É compreensível que, em uma sociedade mais civilizada como a dinamarquesa, perceber as evidências de crueldade inerente possa ser mais difícil. Para nativos de países em que se dorme com a porta da casa aberta, a polidez no trato surge para evitar o desconforto dos anfitriões, para se esquivar de ofensas, e a estranheza termina relevada como "não podemos interferir nos costumes alheios".
É uma linha narrativa ok para um filme europeu. Mas ter uma família americana passando pela mesma situação, um povo que desconfia da própria sombra e que nos últimos anos amplificou sua irritação com tudo que não seja parte do american way, é esticar a suspenção de descrença até o limite. Se os Danton fossem canadenses, a ingenuidade seria mais fácil de engolir.
No filme original, os escorregões narrativos são compensados por seu retrato da maldade extrema sem concessões. Tafdrup teceu uma história vil e, em sua visão a humanidade, encontra-se em uma espiral descendente sem nenhuma chance de redenção.

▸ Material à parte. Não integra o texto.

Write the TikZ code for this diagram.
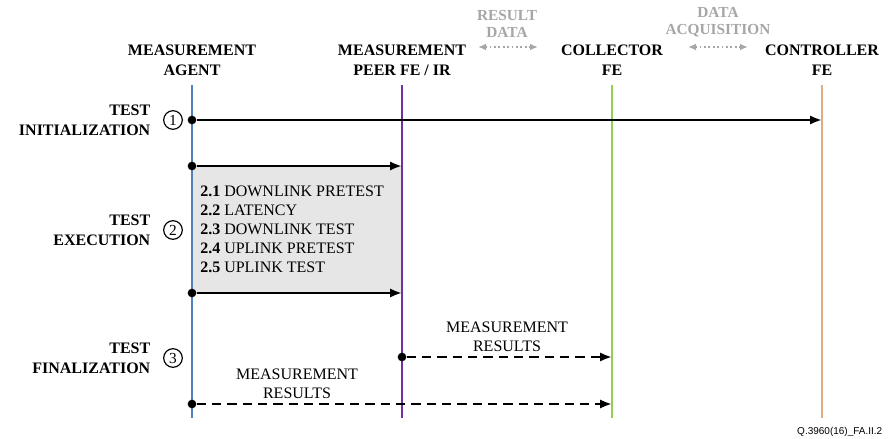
\documentclass[tikz,border=0pt]{standalone}
\usepackage{fontspec}
\setmainfont{Liberation Serif}
\setsansfont{Liberation Sans}
\usetikzlibrary{arrows.meta, positioning}

\definecolor{agentblue}{HTML}{4F81BD}
\definecolor{peerpurple}{HTML}{7030A0}
\definecolor{colgreen}{HTML}{92D050}
\definecolor{ctltan}{HTML}{E3AC88}
\definecolor{hintgrey}{HTML}{A6A6A6}
\definecolor{boxgrey}{HTML}{E6E6E6}

\begin{document}
\begin{tikzpicture}[
    x=0.75pt, y=-0.75pt,
    actor/.style={font=\fontsize{12}{15}\selectfont\bfseries, align=center},
    phase/.style={font=\fontsize{12}{15}\selectfont\bfseries, align=right, anchor=east},
    num/.style={circle, draw, inner sep=0pt, minimum size=14pt,
        line width=0.9pt, font=\fontsize{11.5}{11.5}\selectfont},
    life/.style={line width=1.6pt},
    dot/.style={circle, fill, inner sep=0pt, minimum size=6.5pt},
    msg/.style={-{Latex[length=9pt,width=7pt]}, line width=1.8pt},
    res/.style={msg, dash pattern=on 7pt off 4.5pt},
    hint/.style={font=\fontsize{11.5}{13}\selectfont\bfseries, text=hintgrey, align=center},
    link/.style={{Latex[length=6pt,width=5pt]}-{Latex[length=6pt,width=5pt]},
        dotted, hintgrey, line width=1.3pt},
    note/.style={font=\fontsize{12}{14.5}\selectfont, align=center},
]
\useasboundingbox (0,0) rectangle (893,439);

%% Actor headings
\node[actor] (ag)   at (192,60) {MEASUREMENT\\AGENT};
\node[actor] (peer) at (402,60) {MEASUREMENT\\PEER FE / IR};
\node[actor] (col)  at (612,60) {COLLECTOR\\FE};
\node[actor] (ctl)  at (822,60) {CONTROLLER\\FE};

%% Grey hints between actors
\node[hint] (rdata) at (507,24) {RESULT\\DATA};
\coordinate (rd1) at (478,47);
\coordinate (rd2) at (538,47);
\draw[link] (rd1) -- (rd2);
\node[hint] (dacq) at (718,22) {DATA\\ACQUISITION};
\coordinate (da1) at (688,47);
\coordinate (da2) at (748,47);
\draw[link] (da1) -- (da2);

%% Grey block of test execution
\fill[boxgrey] (192,166) rectangle (402,293);

%% Lifelines
\coordinate (agtop)   at (192,85);  \coordinate (agbot)   at (192,418);
\coordinate (peertop) at (402,85);  \coordinate (peerbot) at (402,418);
\coordinate (coltop)  at (612,85);  \coordinate (colbot)  at (612,418);
\coordinate (ctltop)  at (822,85);  \coordinate (ctlbot)  at (822,418);
\draw[life, agentblue]  (agtop)   -- (agbot);
\draw[life, peerpurple] (peertop) -- (peerbot);
\draw[life, colgreen]   (coltop)  -- (colbot);
\draw[life, ctltan]     (ctltop)  -- (ctlbot);

%% Phase 1: initialization
\node[phase] (p1) at (155,120) {TEST\\INITIALIZATION};
\node[num] (n1) at (173,120) {1};
\node[dot] (m1) at (192,120) {};
\coordinate (m1e) at (822,120);
\draw[msg] (m1) -- (m1e);

%% Phase 2: execution
\node[phase] (p2) at (155,230) {TEST\\EXECUTION};
\node[num] (n2) at (173,230) {2};
\node[dot] (m2) at (192,166) {};
\coordinate (m2e) at (402,166);
\draw[msg] (m2) -- (m2e);
\node[anchor=north west, inner sep=0pt, align=left,
      font=\fontsize{12}{14.25}\selectfont] (steps) at (200,186)
    {\textbf{2.1} DOWNLINK PRETEST\\
     \textbf{2.2} LATENCY\\
     \textbf{2.3} DOWNLINK TEST\\
     \textbf{2.4} UPLINK PRETEST\\
     \textbf{2.5} UPLINK TEST};
\node[dot] (m3) at (192,293) {};
\coordinate (m3e) at (402,293);
\draw[msg] (m3) -- (m3e);

%% Phase 3: finalization
\node[phase] (p3) at (155,358) {TEST\\FINALIZATION};
\node[num] (n3) at (173,358) {3};
\node[dot] (m4) at (402,357) {};
\coordinate (m4e) at (612,357);
\draw[res] (m4) -- (m4e);
\node[note] (r1) at (507,337) {MEASUREMENT\\RESULTS};
\node[dot] (m5) at (192,404) {};
\coordinate (m5e) at (612,404);
\draw[res] (m5) -- (m5e);
\node[note] (r2) at (297,384) {MEASUREMENT\\RESULTS};

%% Figure tag
\node[anchor=east, font=\sffamily\fontsize{7.5}{8}\selectfont] (tag) at (887,432) {Q.3960(16)\_FA.II.2};

\end{tikzpicture}
\end{document}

A versão americana, por sua vez, recorre ao suspense de sobrevivência do mais trivial assim que o mistério sai do saco. Não existe nada nas estrelinhas além das conclusões mais rasteiras. É, para dizer o mínimo, frustrante.
Amoral e perigoso
Se "Não Fale o Mal" vale cada centavo do ingresso, portanto, o mérito é inteiro de James McAvoy. O ator escocês mantém o barco flutuando e deixa o filme interessante e surpreendente por sua composição excepcional de um maníaco amoral e genuinamente perigoso. Na superfície, Paddy pode até parecer uma variação do assassino de "Fragmentado", mas o ator toma cuidado para não se repetir e, sim, em compor um trabalho em outro registro.
Nas mãos de McAvoy, Paddy é um personagem envolvente que vai da ternura à brutalidade, do acolhedor ao selvagem, sem perder o ritmo. O fascínio por sua crueldade casual envolve a família Danton —e, por tabela, também ao público. O único risco em fazer de Paddy um agente disruptivo tão interessante é mudar a chave de "Não Fale o Mal", que passa de libelo do desespero à espetáculo eletrizante.
É uma escolha, a mesma feita por todas as refilmagens de produções estrangeiras por Hollywood. Aliviar o impacto de uma história sombria passa também por adequá-la a plateias mais heterogêneas. Se às vezes o resultado é uma bobagem aguada como "Oldboy", "Olhos da Justiça" e "Destino Insólito", em outras a nova versão supera o original, o caso de "True Lies", "Os Homens Que Não Amavam as Mulheres" e "Os 12 Macacos". A regra é não ter regras.
No caso de "Não Fale o Mal", não é surpresa, ou mesmo demérito, que a produção ianque não encare as decisões extremas do filme dinamarquês. Americanos, apesar do egocentrismo e das recentes crises sócio-políticas, ainda navegam em um mar de esperança. Já o resto do mundo, nosso quintal incluso, sabe muito bem que, quando a desgraça chega, é para arrebentar.